I had made a journey to this point to where here now I sit on this bed with know me married three years later with amazon wife and two wonderful little twin girls. I don't want to say this journey didn't has it bumps it did have a few but I stuck with it but the point I want to make with Learning the truth is that this all started with a person telling me they were Mormon. That was it that got me interested in looking into it more about what Latter Day Saints was all about an from that I began to learn faith. I found faith again in God and the Lord, Holy Ghost that been away from my life so long but the felt like only I really close friend was just move away for awhile.
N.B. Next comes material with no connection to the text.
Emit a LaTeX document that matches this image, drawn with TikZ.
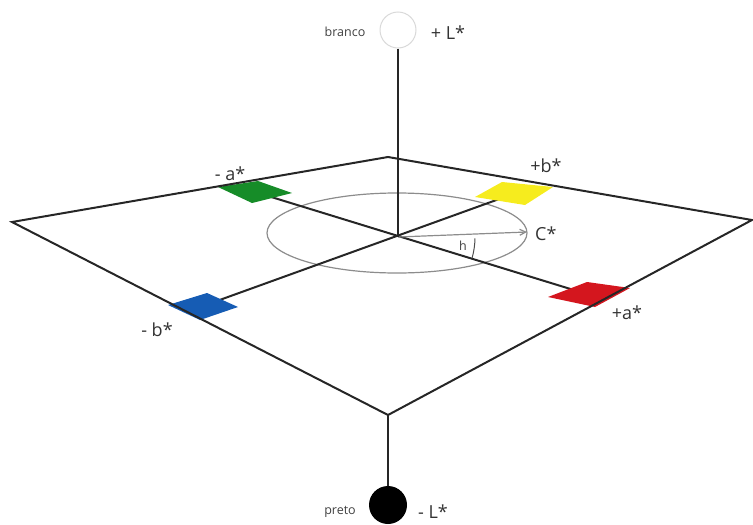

I have to say would I change anything if I could do this all over again and to be honest yes their would be stuff I would change but I can tell you this I would not want to end up any other way then it has now. This is my testimony an this I say in the name of Jesus Christ, Amen.
congratulations on beginning your indentured service.
That's absolutely fine and thanks for sharing your experiences, though really introducing paras would have made it easier to read.
There are a lot of skeptics, unbelievers and assorted hellbound pondslime here and we do tend to jump on any theist post, 'Just telling' or not. But you are very welcome to post here to show and tell as they say.
I didn't get much past the first sentence to be honest. My brain glazes over when I see a wall of text. But, o.p. opening sentence reads:
I'm Latter Day Saints convert that has only been apart of the church for a few years and has recently started going to college.
Apart "of", rather than apart "from". So, I took it to mean he is a member of LDS.
Ok. I think he therefore meant "a part of". Apart means separate from or away from. What a difference a space can make!